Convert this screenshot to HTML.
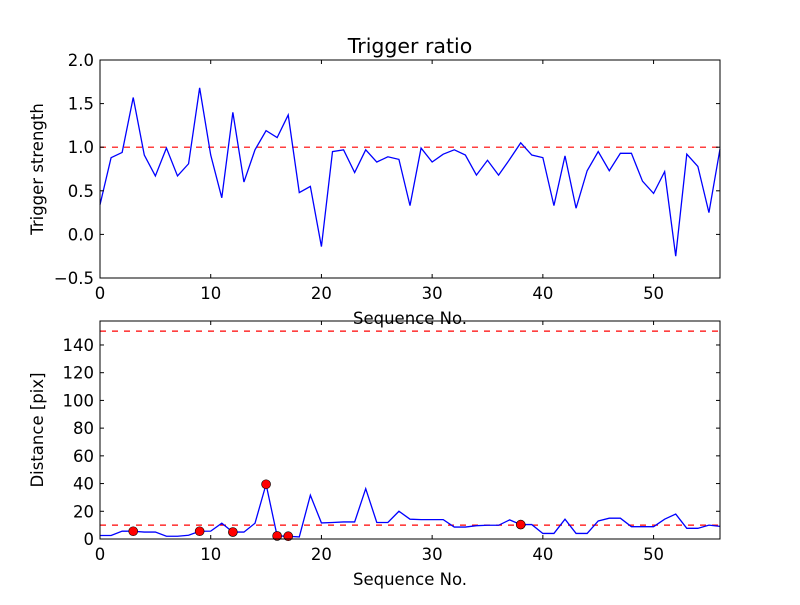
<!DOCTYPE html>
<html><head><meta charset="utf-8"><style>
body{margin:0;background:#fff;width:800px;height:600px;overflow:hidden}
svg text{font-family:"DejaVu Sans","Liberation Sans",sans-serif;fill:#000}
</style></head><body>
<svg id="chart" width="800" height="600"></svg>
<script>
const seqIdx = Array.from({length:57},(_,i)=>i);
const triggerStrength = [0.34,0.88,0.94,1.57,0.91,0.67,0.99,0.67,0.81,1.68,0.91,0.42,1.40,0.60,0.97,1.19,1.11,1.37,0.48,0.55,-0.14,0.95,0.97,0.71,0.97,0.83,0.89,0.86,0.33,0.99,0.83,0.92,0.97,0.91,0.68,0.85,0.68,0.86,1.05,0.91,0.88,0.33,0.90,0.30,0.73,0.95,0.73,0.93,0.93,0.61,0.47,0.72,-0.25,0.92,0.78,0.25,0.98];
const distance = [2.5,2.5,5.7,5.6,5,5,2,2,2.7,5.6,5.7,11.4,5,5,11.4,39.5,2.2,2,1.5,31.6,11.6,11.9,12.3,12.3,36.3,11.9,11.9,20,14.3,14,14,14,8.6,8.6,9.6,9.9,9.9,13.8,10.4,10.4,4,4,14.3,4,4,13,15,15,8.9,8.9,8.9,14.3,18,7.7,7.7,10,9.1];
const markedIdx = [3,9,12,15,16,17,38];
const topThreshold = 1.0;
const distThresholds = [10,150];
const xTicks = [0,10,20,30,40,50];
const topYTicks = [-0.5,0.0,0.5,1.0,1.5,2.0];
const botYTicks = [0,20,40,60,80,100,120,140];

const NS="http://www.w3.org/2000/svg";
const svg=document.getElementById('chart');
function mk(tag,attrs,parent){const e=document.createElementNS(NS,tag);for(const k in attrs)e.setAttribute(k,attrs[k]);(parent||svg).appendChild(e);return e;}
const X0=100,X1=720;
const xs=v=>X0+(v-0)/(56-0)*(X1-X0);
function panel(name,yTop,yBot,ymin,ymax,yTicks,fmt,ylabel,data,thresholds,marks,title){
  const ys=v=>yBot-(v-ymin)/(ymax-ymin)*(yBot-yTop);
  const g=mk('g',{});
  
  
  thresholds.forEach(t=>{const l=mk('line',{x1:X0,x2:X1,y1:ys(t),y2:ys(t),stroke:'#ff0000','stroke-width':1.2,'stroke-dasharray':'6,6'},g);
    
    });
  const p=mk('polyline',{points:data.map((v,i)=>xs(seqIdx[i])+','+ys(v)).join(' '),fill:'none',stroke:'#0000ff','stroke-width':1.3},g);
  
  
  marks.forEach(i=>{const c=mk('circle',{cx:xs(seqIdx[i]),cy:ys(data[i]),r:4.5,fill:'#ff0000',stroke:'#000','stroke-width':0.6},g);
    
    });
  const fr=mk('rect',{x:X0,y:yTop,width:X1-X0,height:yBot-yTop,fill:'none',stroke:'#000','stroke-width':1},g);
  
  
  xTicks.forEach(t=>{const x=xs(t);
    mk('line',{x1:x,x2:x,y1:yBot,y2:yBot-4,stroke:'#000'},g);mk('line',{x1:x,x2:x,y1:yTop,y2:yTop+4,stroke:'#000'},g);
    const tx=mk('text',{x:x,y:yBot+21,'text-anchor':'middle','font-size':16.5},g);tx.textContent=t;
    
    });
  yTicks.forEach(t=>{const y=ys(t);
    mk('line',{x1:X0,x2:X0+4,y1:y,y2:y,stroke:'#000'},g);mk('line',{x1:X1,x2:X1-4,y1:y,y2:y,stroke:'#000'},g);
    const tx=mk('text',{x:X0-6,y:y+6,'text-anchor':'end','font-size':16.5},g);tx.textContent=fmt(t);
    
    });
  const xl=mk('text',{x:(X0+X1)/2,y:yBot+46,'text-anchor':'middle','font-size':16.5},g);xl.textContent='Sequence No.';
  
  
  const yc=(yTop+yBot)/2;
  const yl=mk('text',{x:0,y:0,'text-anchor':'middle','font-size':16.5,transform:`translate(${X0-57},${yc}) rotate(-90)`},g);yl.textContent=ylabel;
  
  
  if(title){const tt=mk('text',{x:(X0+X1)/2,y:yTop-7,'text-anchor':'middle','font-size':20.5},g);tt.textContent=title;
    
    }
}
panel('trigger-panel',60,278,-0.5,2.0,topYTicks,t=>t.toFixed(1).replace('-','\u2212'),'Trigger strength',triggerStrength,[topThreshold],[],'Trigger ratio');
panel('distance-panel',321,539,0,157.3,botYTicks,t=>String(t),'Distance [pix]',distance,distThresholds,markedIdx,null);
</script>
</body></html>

.....

__Exercise prompt__
Retype each line of the listing above word for word. Exclude the pictures.

__Answer to the task__
Convert this screenshot to HTML.
<!DOCTYPE html>
<html><head><meta charset="utf-8"><style>
body{margin:0;background:#fff;width:800px;height:600px;overflow:hidden}
svg text{font-family:"DejaVu Sans","Liberation Sans",sans-serif;fill:#000}
</style></head><body>
<svg id="chart" width="800" height="600"></svg>
<script>
const seqIdx = Array.from({length:57},(_,i)=>i);
const triggerStrength = [0.34,0.88,0.94,1.57,0.91,0.67,0.99,0.67,0.81,1.68,0.91,0.42,1.40,0.60,0.97,1.19,1.11,1.37,0.48,0.55,-0.14,0.95,0.97,0.71,0.97,0.83,0.89,0.86,0.33,0.99,0.83,0.92,0.97,0.91,0.68,0.85,0.68,0.86,1.05,0.91,0.88,0.33,0.90,0.30,0.73,0.95,0.73,0.93,0.93,0.61,0.47,0.72,-0.25,0.92,0.78,0.25,0.98];
const distance = [2.5,2.5,5.7,5.6,5,5,2,2,2.7,5.6,5.7,11.4,5,5,11.4,39.5,2.2,2,1.5,31.6,11.6,11.9,12.3,12.3,36.3,11.9,11.9,20,14.3,14,14,14,8.6,8.6,9.6,9.9,9.9,13.8,10.4,10.4,4,4,14.3,4,4,13,15,15,8.9,8.9,8.9,14.3,18,7.7,7.7,10,9.1];
const markedIdx = [3,9,12,15,16,17,38];
const topThreshold = 1.0;
const distThresholds = [10,150];
const xTicks = [0,10,20,30,40,50];
const topYTicks = [-0.5,0.0,0.5,1.0,1.5,2.0];
const botYTicks = [0,20,40,60,80,100,120,140];

const NS="http://www.w3.org/2000/svg";
const svg=document.getElementById('chart');
function mk(tag,attrs,parent){const e=document.createElementNS(NS,tag);for(const k in attrs)e.setAttribute(k,attrs[k]);(parent||svg).appendChild(e);return e;}
const X0=100,X1=720;
const xs=v=>X0+(v-0)/(56-0)*(X1-X0);
function panel(name,yTop,yBot,ymin,ymax,yTicks,fmt,ylabel,data,thresholds,marks,title){
  const ys=v=>yBot-(v-ymin)/(ymax-ymin)*(yBot-yTop);
  const g=mk('g',{});
  
  
  thresholds.forEach(t=>{const l=mk('line',{x1:X0,x2:X1,y1:ys(t),y2:ys(t),stroke:'#ff0000','stroke-width':1.2,'stroke-dasharray':'6,6'},g);
    
    });
  const p=mk('polyline',{points:data.map((v,i)=>xs(seqIdx[i])+','+ys(v)).join(' '),fill:'none',stroke:'#0000ff','stroke-width':1.3},g);
  
  
  marks.forEach(i=>{const c=mk('circle',{cx:xs(seqIdx[i]),cy:ys(data[i]),r:4.5,fill:'#ff0000',stroke:'#000','stroke-width':0.6},g);
    
    });
  const fr=mk('rect',{x:X0,y:yTop,width:X1-X0,height:yBot-yTop,fill:'none',stroke:'#000','stroke-width':1},g);
  
  
  xTicks.forEach(t=>{const x=xs(t);
    mk('line',{x1:x,x2:x,y1:yBot,y2:yBot-4,stroke:'#000'},g);mk('line',{x1:x,x2:x,y1:yTop,y2:yTop+4,stroke:'#000'},g);
    const tx=mk('text',{x:x,y:yBot+21,'text-anchor':'middle','font-size':16.5},g);tx.textContent=t;
    
    });
  yTicks.forEach(t=>{const y=ys(t);
    mk('line',{x1:X0,x2:X0+4,y1:y,y2:y,stroke:'#000'},g);mk('line',{x1:X1,x2:X1-4,y1:y,y2:y,stroke:'#000'},g);
    const tx=mk('text',{x:X0-6,y:y+6,'text-anchor':'end','font-size':16.5},g);tx.textContent=fmt(t);
    
    });
  const xl=mk('text',{x:(X0+X1)/2,y:yBot+46,'text-anchor':'middle','font-size':16.5},g);xl.textContent='Sequence No.';
  
  
  const yc=(yTop+yBot)/2;
  const yl=mk('text',{x:0,y:0,'text-anchor':'middle','font-size':16.5,transform:`translate(${X0-57},${yc}) rotate(-90)`},g);yl.textContent=ylabel;
  
  
  if(title){const tt=mk('text',{x:(X0+X1)/2,y:yTop-7,'text-anchor':'middle','font-size':20.5},g);tt.textContent=title;
    
    }
}
panel('trigger-panel',60,278,-0.5,2.0,topYTicks,t=>t.toFixed(1).replace('-','\u2212'),'Trigger strength',triggerStrength,[topThreshold],[],'Trigger ratio');
panel('distance-panel',321,539,0,157.3,botYTicks,t=>String(t),'Distance [pix]',distance,distThresholds,markedIdx,null);
</script>
</body></html>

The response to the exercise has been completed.